*Exercise prompt:*
Leaving out the pictures, retype the lines from the beginning of the listing through the line containing "118.6, 121.2, 122.9]".

*Supplied information:*
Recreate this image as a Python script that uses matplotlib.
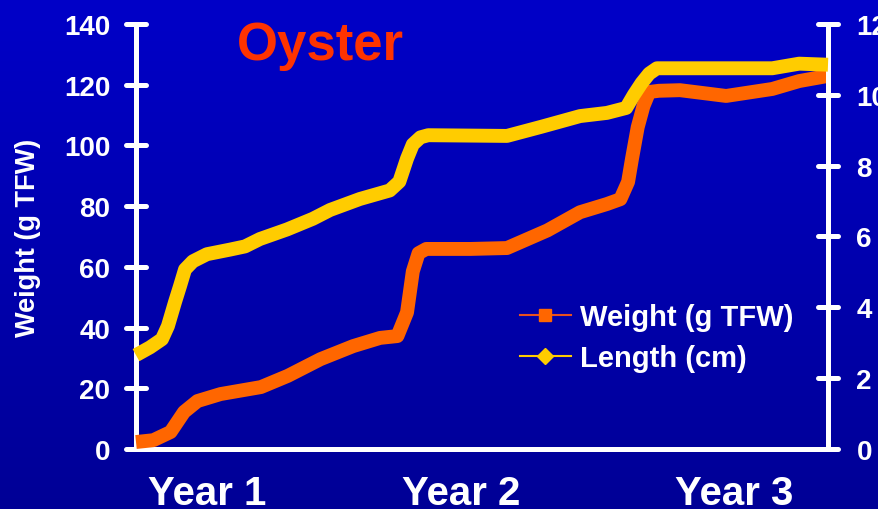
import numpy as np
import matplotlib
matplotlib.use("Agg")
import matplotlib.pyplot as plt
from matplotlib.markers import MarkerStyle
from matplotlib.lines import Line2D

plt.rcParams["font.family"] = ["Liberation Sans", "DejaVu Sans"]
plt.rcParams["font.weight"] = "bold"

# Time axis in months since the oysters were set out
weight_months = [0.0, 0.9, 1.8, 2.5, 3.2, 4.4, 6.5, 7.9, 9.6, 11.3, 12.7, 13.6,
                 14.1, 14.4, 14.7, 15.1, 17.4, 19.3, 21.4, 23.1, 24.5, 25.2,
                 25.6, 25.8, 26.1, 26.4, 26.7, 27.2, 28.3, 30.7, 33.1, 34.5, 36.0]
weight_g = [2.3, 2.9, 5.6, 12.2, 15.8, 18.1, 20.4, 24.1, 29.6, 33.9, 36.6, 37.2,
            45.0, 58.5, 64.5, 65.9, 65.9, 66.2, 72.0, 78.0, 80.7, 82.3,
            88.0, 95.5, 106.0, 113.0, 117.6, 118.0, 118.2, 116.3, 118.6, 121.2, 122.9]

length_months = [0.0, 0.73, 1.35, 1.66, 2.03, 2.29, 2.55, 2.96, 3.69, 4.89, 5.67,
                 6.45, 7.86, 9.2, 10.1, 11.65, 13.2, 13.7, 14.1, 14.4, 14.8, 15.2,
                 19.3, 21.1, 23.1, 24.5, 25.5, 25.9, 26.3, 26.7, 27.1, 33.1, 34.5, 36.0]
length_cm = [2.65, 2.87, 3.1, 3.47, 4.15, 4.6, 5.07, 5.3, 5.5, 5.63, 5.72,
             5.93, 6.2, 6.5, 6.75, 7.06, 7.3, 7.55, 8.2, 8.6, 8.8, 8.86,
             8.84, 9.1, 9.4, 9.49, 9.63, 10.0, 10.33, 10.6, 10.75, 10.75, 10.88, 10.85]

year_ticks = [3.7, 16.9, 31.1]
year_labels = ["Year 1", "Year 2", "Year 3"]
weight_ticks = list(range(0, 141, 20))
length_ticks = list(range(0, 13, 2))

ORANGE = "#FF6600"
YELLOW = "#FFCC00"
WHITE = "white"

fig = plt.figure(figsize=(8.79, 5.10), dpi=100)

# Vertical blue gradient behind everything
bg = fig.add_axes([0, 0, 1, 1], zorder=-10)
grad = np.linspace(0, 1, 256).reshape(-1, 1)
top = np.array([0, 0, 200]) / 255
bottom = np.array([0, 0, 150]) / 255
img = top + (bottom - top) * grad[..., None]
bg.imshow(img.reshape(256, 1, 3), aspect="auto", extent=[0, 1, 0, 1])
bg.set_axis_off()

ax = fig.add_axes([136 / 879, 60 / 510, 692 / 879, 425 / 510])
ax.patch.set_visible(False)
ax2 = ax.twinx()
ax2.patch.set_visible(False)

ax.plot(weight_months, weight_g, color=ORANGE, lw=10, solid_capstyle="butt",
        solid_joinstyle="round", clip_on=False, zorder=3)
ax2.plot(length_months, length_cm, color=YELLOW, lw=10, solid_capstyle="butt",
         solid_joinstyle="round", clip_on=False, zorder=3)

ax.set_xlim(0, 36)
ax.set_ylim(0, 140)
ax2.set_ylim(0, 12)

ax.set_yticks(weight_ticks)
ax2.set_yticks(length_ticks)
ax.set_xticks(year_ticks)
ax.set_xticklabels(year_labels)

for s in ["top", "right"]:
    ax.spines[s].set_visible(False)
for s in ["top", "left", "bottom"]:
    ax2.spines[s].set_visible(False)

for sp in [ax.spines["left"], ax.spines["bottom"], ax2.spines["right"]]:
    sp.set_color(WHITE)
    sp.set_linewidth(3.6)
    sp.set_capstyle("round")
ax.spines["bottom"].set_bounds(-0.35, 36.3)

ax.tick_params(axis="y", direction="inout", length=15, width=3.6, colors=WHITE,
               labelsize=20, pad=11)
ax2.tick_params(axis="y", direction="inout", length=15, width=3.6, colors=WHITE,
                labelsize=20, pad=13)
ax.tick_params(axis="x", length=0, colors=WHITE, labelsize=29, pad=18)

for lab in ax.get_xticklabels() + ax.get_yticklabels() + ax2.get_yticklabels():
    lab.set_fontweight("bold")
    lab.set_color(WHITE)

# Rounded tick ends
for t in ax.yaxis.get_major_ticks():
    t.tick1line.set_marker(MarkerStyle("_", capstyle="round"))
for t in ax2.yaxis.get_major_ticks():
    t.tick2line.set_marker(MarkerStyle("_", capstyle="round"))

fig.text(28 / 879, 1 - 238 / 510, "Weight (g TFW)", rotation=90, color=WHITE,
         fontsize=19.5, fontweight="bold", ha="center", va="center")
fig.text(320 / 879, 1 - 46 / 510, "Oyster", color="#FF3300", fontsize=38,
         fontweight="bold", ha="center", va="center")

handles = [
    Line2D([], [], color="#E8501E", lw=1.5, marker="s", markersize=9,
           markerfacecolor=ORANGE, markeredgecolor=ORANGE),
    Line2D([], [], color=YELLOW, lw=1.5, marker="D", markersize=8,
           markerfacecolor=YELLOW, markeredgecolor=YELLOW),
]
leg = ax2.legend(handles, ["Weight (g TFW)", "Length (cm)"], frameon=False,
                 loc="upper left", bbox_to_anchor=(514 / 879, 1 - 298 / 510),
                 bbox_transform=fig.transFigure, prop={"size": 21, "weight": "bold"},
                 handlelength=1.75, handletextpad=0.3, labelspacing=0.45,
                 borderaxespad=0, borderpad=0.2)
for txt in leg.get_texts():
    txt.set_color(WHITE)

fig.savefig("out.png", dpi=100)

*Exercise answer:*
Recreate this image as a Python script that uses matplotlib.
import numpy as np
import matplotlib
matplotlib.use("Agg")
import matplotlib.pyplot as plt
from matplotlib.markers import MarkerStyle
from matplotlib.lines import Line2D

plt.rcParams["font.family"] = ["Liberation Sans", "DejaVu Sans"]
plt.rcParams["font.weight"] = "bold"

# Time axis in months since the oysters were set out
weight_months = [0.0, 0.9, 1.8, 2.5, 3.2, 4.4, 6.5, 7.9, 9.6, 11.3, 12.7, 13.6,
                 14.1, 14.4, 14.7, 15.1, 17.4, 19.3, 21.4, 23.1, 24.5, 25.2,
                 25.6, 25.8, 26.1, 26.4, 26.7, 27.2, 28.3, 30.7, 33.1, 34.5, 36.0]
weight_g = [2.3, 2.9, 5.6, 12.2, 15.8, 18.1, 20.4, 24.1, 29.6, 33.9, 36.6, 37.2,
            45.0, 58.5, 64.5, 65.9, 65.9, 66.2, 72.0, 78.0, 80.7, 82.3,
            88.0, 95.5, 106.0, 113.0, 117.6, 118.0, 118.2, 116.3, 118.6, 121.2, 122.9]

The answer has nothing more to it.